* _Written exercise_: Identify the lines that contain the word "with" and copy each one.
....................
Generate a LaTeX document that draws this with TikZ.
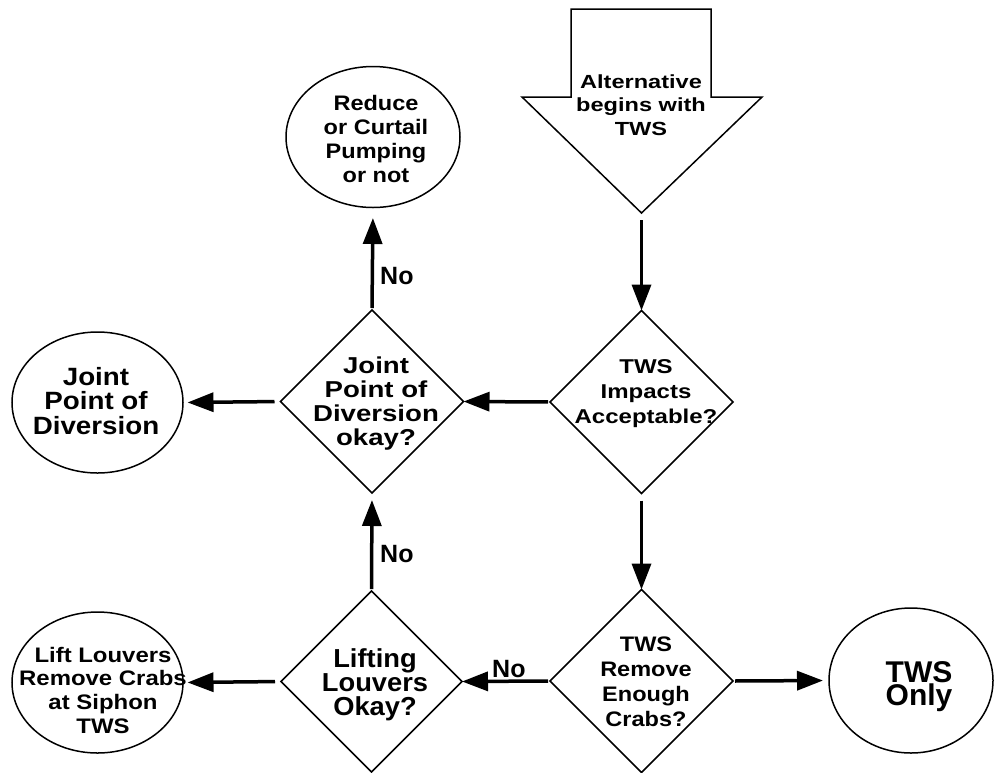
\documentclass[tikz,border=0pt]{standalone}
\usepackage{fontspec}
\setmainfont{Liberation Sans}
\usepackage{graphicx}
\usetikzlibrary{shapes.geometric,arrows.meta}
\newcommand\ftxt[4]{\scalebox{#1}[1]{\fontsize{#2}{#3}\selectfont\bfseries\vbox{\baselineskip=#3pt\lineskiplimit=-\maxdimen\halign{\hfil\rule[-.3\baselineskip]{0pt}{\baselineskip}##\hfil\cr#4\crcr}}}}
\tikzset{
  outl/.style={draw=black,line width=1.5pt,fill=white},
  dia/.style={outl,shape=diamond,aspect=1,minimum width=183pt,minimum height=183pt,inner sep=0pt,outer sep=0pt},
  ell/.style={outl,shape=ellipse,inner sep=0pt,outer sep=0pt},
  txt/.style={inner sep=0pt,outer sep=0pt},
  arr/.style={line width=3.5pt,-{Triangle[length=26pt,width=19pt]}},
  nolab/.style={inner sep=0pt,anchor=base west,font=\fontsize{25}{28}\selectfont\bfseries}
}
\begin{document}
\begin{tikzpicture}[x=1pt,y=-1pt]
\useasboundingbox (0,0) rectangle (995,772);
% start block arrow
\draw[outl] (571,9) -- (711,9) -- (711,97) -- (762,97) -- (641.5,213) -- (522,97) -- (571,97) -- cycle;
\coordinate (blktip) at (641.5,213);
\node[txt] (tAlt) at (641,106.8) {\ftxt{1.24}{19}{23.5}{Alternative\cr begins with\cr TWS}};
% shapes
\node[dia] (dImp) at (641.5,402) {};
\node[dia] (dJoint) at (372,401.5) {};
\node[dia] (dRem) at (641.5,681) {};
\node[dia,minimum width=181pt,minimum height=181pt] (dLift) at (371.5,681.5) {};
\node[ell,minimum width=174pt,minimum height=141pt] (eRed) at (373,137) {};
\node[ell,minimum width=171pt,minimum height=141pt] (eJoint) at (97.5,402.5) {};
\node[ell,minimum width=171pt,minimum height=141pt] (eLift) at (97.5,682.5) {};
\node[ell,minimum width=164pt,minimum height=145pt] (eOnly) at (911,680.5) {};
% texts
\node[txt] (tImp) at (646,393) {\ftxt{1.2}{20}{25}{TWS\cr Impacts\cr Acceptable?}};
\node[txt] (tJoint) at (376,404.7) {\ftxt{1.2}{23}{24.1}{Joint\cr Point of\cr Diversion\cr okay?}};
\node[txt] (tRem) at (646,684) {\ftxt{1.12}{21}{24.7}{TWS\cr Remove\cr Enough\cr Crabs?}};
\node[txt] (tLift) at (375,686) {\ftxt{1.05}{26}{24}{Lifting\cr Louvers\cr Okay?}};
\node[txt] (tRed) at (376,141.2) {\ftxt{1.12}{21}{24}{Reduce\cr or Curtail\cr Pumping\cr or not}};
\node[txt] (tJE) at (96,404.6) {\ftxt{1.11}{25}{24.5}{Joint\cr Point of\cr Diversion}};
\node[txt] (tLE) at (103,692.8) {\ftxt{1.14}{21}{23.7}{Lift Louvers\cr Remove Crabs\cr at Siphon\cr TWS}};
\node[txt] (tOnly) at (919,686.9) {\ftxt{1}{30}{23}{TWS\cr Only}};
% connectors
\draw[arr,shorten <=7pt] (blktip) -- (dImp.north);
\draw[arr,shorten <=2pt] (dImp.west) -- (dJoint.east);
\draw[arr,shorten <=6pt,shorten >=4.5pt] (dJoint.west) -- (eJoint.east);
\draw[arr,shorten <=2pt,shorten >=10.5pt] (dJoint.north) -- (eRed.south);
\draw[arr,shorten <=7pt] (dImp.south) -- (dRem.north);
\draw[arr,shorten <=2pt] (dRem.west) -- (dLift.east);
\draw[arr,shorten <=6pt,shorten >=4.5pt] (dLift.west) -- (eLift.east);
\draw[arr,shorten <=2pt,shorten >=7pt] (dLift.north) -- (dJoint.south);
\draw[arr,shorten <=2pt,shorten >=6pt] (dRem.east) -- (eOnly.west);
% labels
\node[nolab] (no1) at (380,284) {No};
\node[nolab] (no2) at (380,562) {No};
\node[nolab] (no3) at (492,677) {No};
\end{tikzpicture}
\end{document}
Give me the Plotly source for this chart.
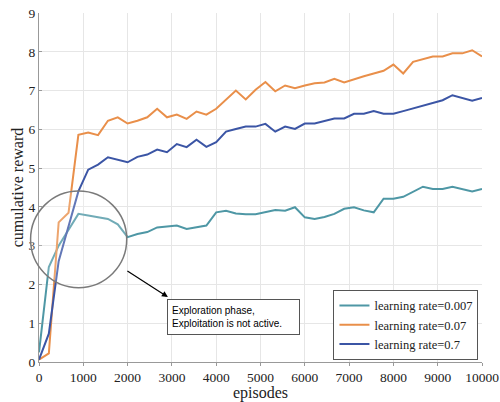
....................
* _In response_:
Generate a LaTeX document that draws this with TikZ.
\node[txt] (tAlt) at (641,106.8) {\ftxt{1.24}{19}{23.5}{Alternative\cr begins with\cr TWS}};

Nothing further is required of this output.